Berbagai dimensi kehidupan menjadi tolok ukur atas makna kelekatan itu. Dalam diri individu aspek spiritual menjadi alasan yang kuat untuk menjadikan kelekatan individu semakin bermakna. Dengan demikian, kelekatan tidak hanya dikuatkan dengan aspek psikologis emosional atau fisik semata tetapi dapat dilanggengkan dengan aspek spiritual. Pertanyaannya adalah bagaimana kelekatan individu yang bersifat humanis horizontal ini dapat diarahkan pada aspek spiritual yang bersifat vertikal?.

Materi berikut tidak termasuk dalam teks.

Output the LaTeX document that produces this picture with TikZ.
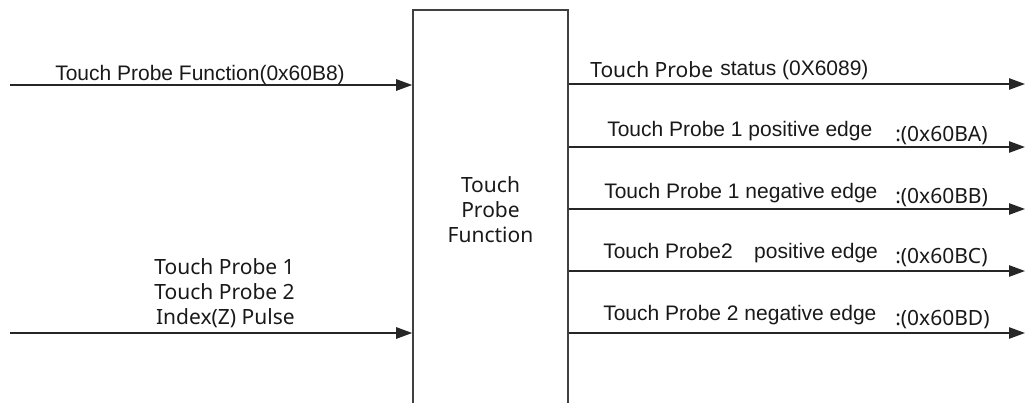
\documentclass[tikz,border=0pt]{standalone}
\usepackage{fontspec}
\setmainfont{Liberation Sans}
\newfontfamily\gothicfont{Noto Sans}
\usetikzlibrary{arrows.meta,positioning}
\tikzstyle{sigarrow} = [draw=black!85, line width=1.15pt, -{Triangle[length=12pt,width=8.5pt]}]
\tikzstyle{blockbox} = [draw=black!75, line width=1.15pt, minimum width=116.25pt, minimum height=300pt, inner sep=0pt]
\tikzstyle{arialtext} = [font=\fontsize{15.75}{18.75}\selectfont, inner sep=0pt, text=black!90]
\tikzstyle{gothictext} = [font=\gothicfont\fontsize{15.75}{18.75}\selectfont, inner sep=0pt, text=black!90]

\begin{document}
\begin{tikzpicture}[x=0.75pt,y=-0.75pt]
    \useasboundingbox (0,0) rectangle (1025,403);
    % block
    \node[blockbox, gothictext, align=center] (probe) at (490.5,210) {Touch\\Probe\\Function};
    % inputs
    \coordinate (in1) at (10,85);
    \coordinate (in2) at (10,333);
    \draw[sigarrow] (in1) -- (in1 -| probe.west);
    \draw[sigarrow] (in2) -- (in2 -| probe.west);
    \node[arialtext, anchor=base west] (fnlabel) at (55,80) {Touch Probe Function(0x60B8)};
    \node[gothictext, align=right, anchor=north east] (srclabel) at (295,258)
        {Touch Probe 1\\Touch Probe 2\\Index(Z) Pulse};
    % outputs
    \foreach \i/\y in {1/84,2/147,3/209,4/271,5/333}{
        \coordinate (out\i) at (1025,\y);
        \draw[sigarrow] (probe.east |- out\i) -- (out\i);
    }
    \node[gothictext, anchor=base west] (stlabel) at (590,78) {Touch Probe};
    \node[arialtext, anchor=base west] (stcode) at (720,75) {status (0X6089)};
    \node[arialtext, anchor=base west] (tpapos) at (607,137) {Touch Probe 1 positive edge};
    \node[gothictext, anchor=base west] (tpaposcode) at (895,142) {:(0x60BA)};
    \node[arialtext, anchor=base west] (tpaneg) at (604,198) {Touch Probe 1 negative edge};
    \node[gothictext, anchor=base west] (tpanegcode) at (895,203) {:(0x60BB)};
    \node[arialtext, anchor=base west] (tpbpos) at (603,258) {Touch Probe2\hspace{16pt}positive edge};
    \node[gothictext, anchor=base west] (tpbposcode) at (895,263) {:(0x60BC)};
    \node[arialtext, anchor=base west] (tpbneg) at (603,320) {Touch Probe 2 negative edge};
    \node[gothictext, anchor=base west] (tpbnegcode) at (895,325) {:(0x60BD)};
\end{tikzpicture}
\end{document}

Penulis mencoba menjawab pertanyaan ini dengan sebuah ilustrasi berikut. Suatu ketika saya naik angkot dan ada seorang ibu dan anaknya yang berumur kisaran 8-9 tahun dan masih mengenakan baju pramuka. Ibu dan anaknya tersebut menghentikan mobil angkot tersebut. Sesaat suasana yang hujan rintik-rintik ini memberikan kesan kesyahduan ikatan ibu dan anak ini. Setelah mereka berdua naik angkot si anak ini langsung bersandar pada ibunya dan tertidur dengan nyamannya sampai di akhir tempat yang dituju Sidoarjo. Saya terus memperhatikan anak kecil tersebut dan sesekali melihat ibunya yang sedang memegang hp. Bagi saya pemandangan yang luar biasa yang menggambarkan kelekatan antara ibu dan anak yang tidak bisa diungkap dengan kata-kata atau tulisan yang ada adalah kesan keamanan, kenyamanan dan ketulusan.

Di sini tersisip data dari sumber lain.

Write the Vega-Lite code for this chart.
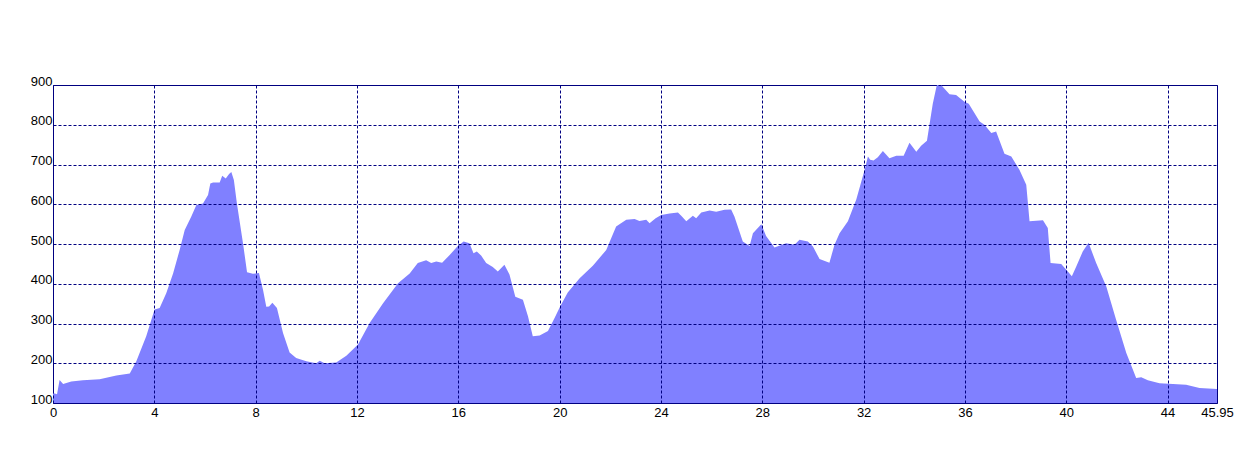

Kelekatan psikologis yang ditampakkan oleh hubungan anak dan ibu ini adalah sebuah cerminan bagaimana hubungan kelekatan yang memberikan nilai “magnetik” kenyamanan antara masing-masing. Seorang anak dengan keyakinan dan kepercayaannya kepada sang ibu dan bersandar tanpa memikirkan apapun yang terjadi dan akan terjadi. Di pundak sang ibu bersandar dengan tenangnya, tanpa menggunakan pikirannya yang aneh-aneh, yang ada pada dirinya hanyalah badan dan rasa kantuknya yang sangat. Si anak percaya pada ibunya, bahwa ibunya yang akan memberikan keamanan dan kenyamanan sampai tempat tujuannya. Bagaimana dengan ibunya saat itu?, tentu jawabannya tidaklah sederhana karena sang ibu harus memikirkan banyak hal termasuk membayar angkot, barang bawaannya dan persiapan makan nanti untuk keluarganya, serta lainnya yang tentu sangat banyak. Tetapi yang sangat dijaga oleh ibunya saat itu adalah bagaimana agar anaknya tidur dengan nyaman sampai di tempat tujuannya dan selamat sampai di rumah.

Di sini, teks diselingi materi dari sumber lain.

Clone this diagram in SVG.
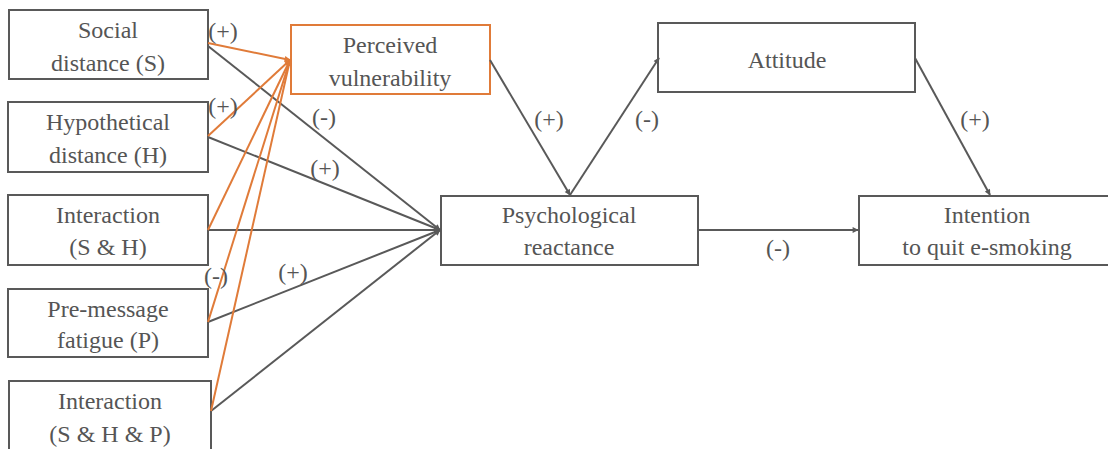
<svg xmlns="http://www.w3.org/2000/svg" width="1108" height="449" viewBox="0 0 1108 449">
<defs>
<style>
.box{fill:#fff;stroke:#595959;stroke-width:2}
.obox{fill:#fff;stroke:#E07B39;stroke-width:2}
.t{font-family:"Liberation Serif","Times New Roman",serif;font-size:24px;fill:#555555;text-anchor:middle}
.c{stroke:#595959;stroke-width:2;fill:none}
.o{stroke:#E07B39;stroke-width:2;fill:none}
</style>
<marker id="ad" viewBox="0 0 10 10" refX="9" refY="5" markerWidth="8" markerHeight="6" markerUnits="userSpaceOnUse" orient="auto"><path d="M0,0 L10,5 L0,10 z" fill="#595959"/></marker>
<marker id="ao" viewBox="0 0 10 10" refX="9" refY="5" markerWidth="8" markerHeight="6" markerUnits="userSpaceOnUse" orient="auto"><path d="M0,0 L10,5 L0,10 z" fill="#E07B39"/></marker>
</defs>
<rect width="1108" height="449" fill="#fff"/>
<g id="nodes">
<g id="S"><rect class="box" x="9" y="10" width="199" height="69"/><text class="t" x="108" y="38">Social</text><text class="t" x="108" y="71">distance (S)</text></g>
<g id="H"><rect class="box" x="8" y="102" width="200" height="70"/><text class="t" x="108" y="130">Hypothetical</text><text class="t" x="108" y="163">distance (H)</text></g>
<g id="SH"><rect class="box" x="8" y="195" width="200" height="70"/><text class="t" x="108" y="223">Interaction</text><text class="t" x="108" y="255">(S &amp; H)</text></g>
<g id="P"><rect class="box" x="8" y="289" width="200" height="68"/><text class="t" x="108" y="317">Pre-message</text><text class="t" x="108" y="348">fatigue (P)</text></g>
<g id="SHP"><rect class="box" x="9" y="381" width="202" height="80"/><text class="t" x="110" y="409">Interaction</text><text class="t" x="110" y="442">(S &amp; H &amp; P)</text></g>
<g id="PV"><rect class="obox" x="291" y="25" width="199" height="69"/><text class="t" x="390" y="53">Perceived</text><text class="t" x="390" y="86">vulnerability</text></g>
<g id="PR"><rect class="box" x="441" y="196" width="257" height="69"/><text class="t" x="569" y="223">Psychological</text><text class="t" x="569" y="255">reactance</text></g>
<g id="AT"><rect class="box" x="658" y="23" width="257" height="69"/><text class="t" x="787" y="68">Attitude</text></g>
<g id="IN"><rect class="box" x="859" y="196" width="260" height="69"/><text class="t" x="987" y="223">Intention</text><text class="t" x="987" y="255">to quit e-smoking</text></g>
</g>
<g id="connectors">
<line class="c" x1="208" y1="46" x2="440" y2="230" marker-end="url(#ad)"/>
<line class="c" x1="208" y1="137" x2="440" y2="230" marker-end="url(#ad)"/>
<line class="c" x1="208" y1="230" x2="440" y2="230" marker-end="url(#ad)"/>
<line class="c" x1="208" y1="322" x2="440" y2="230" marker-end="url(#ad)"/>
<line class="c" x1="211" y1="411" x2="440" y2="230" marker-end="url(#ad)"/>
<line class="o" x1="208" y1="43" x2="290" y2="60" marker-end="url(#ao)"/>
<line class="o" x1="208" y1="136" x2="290" y2="60" marker-end="url(#ao)"/>
<line class="o" x1="208" y1="230" x2="290" y2="60" marker-end="url(#ao)"/>
<line class="o" x1="208" y1="322" x2="290" y2="60" marker-end="url(#ao)"/>
<line class="o" x1="211" y1="411" x2="290" y2="60" marker-end="url(#ao)"/>
<line class="c" x1="490" y1="60" x2="570" y2="195" marker-end="url(#ad)"/>
<line class="c" x1="570" y1="195" x2="659" y2="58" marker-end="url(#ad)"/>
<line class="c" x1="915" y1="58" x2="990" y2="195" marker-end="url(#ad)"/>
<line class="c" x1="698" y1="230" x2="858" y2="230" marker-end="url(#ad)"/>
</g>
<g id="labels">
<text class="t" x="223" y="39">(+)</text>
<text class="t" x="223" y="114">(+)</text>
<text class="t" x="324" y="125">(-)</text>
<text class="t" x="325" y="176">(+)</text>
<text class="t" x="216" y="284">(-)</text>
<text class="t" x="293" y="280">(+)</text>
<text class="t" x="549" y="127">(+)</text>
<text class="t" x="647" y="127">(-)</text>
<text class="t" x="975" y="127">(+)</text>
<text class="t" x="778" y="256">(-)</text>
</g>
</svg>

Inilah makna kelekatan yang dapat menjadikan ketangguhan bagi individu karena ikatan yang kuat dan bermakna. Kelekatan ini dapat terjadi karena masing-masing memahami dan menerima perannya dengan penuh totalitas. Artinya, bagaimana saat kita berperan sebagai anak yang sedang membutuhkan perhatian dan bantuan sentuhan psikologis (psychological touch) dari orang tuanya atau para pendidiknya. Sentuhan psikologis yang sarat dengan makna ruhani dan bukan basa-basi. Sentuhan yang penuh dengan harapan dan do’a yang tulus dari seorang yang dicintai. Demikian pula saat kita berperan sebagai sang ibu atau bapak dari anak kita?. Tentu jawabannya adalah kata “tanggungjawab”. Tanggungjawab yang akan dibuktikan dengan ketulusan dihadapan Allah swt.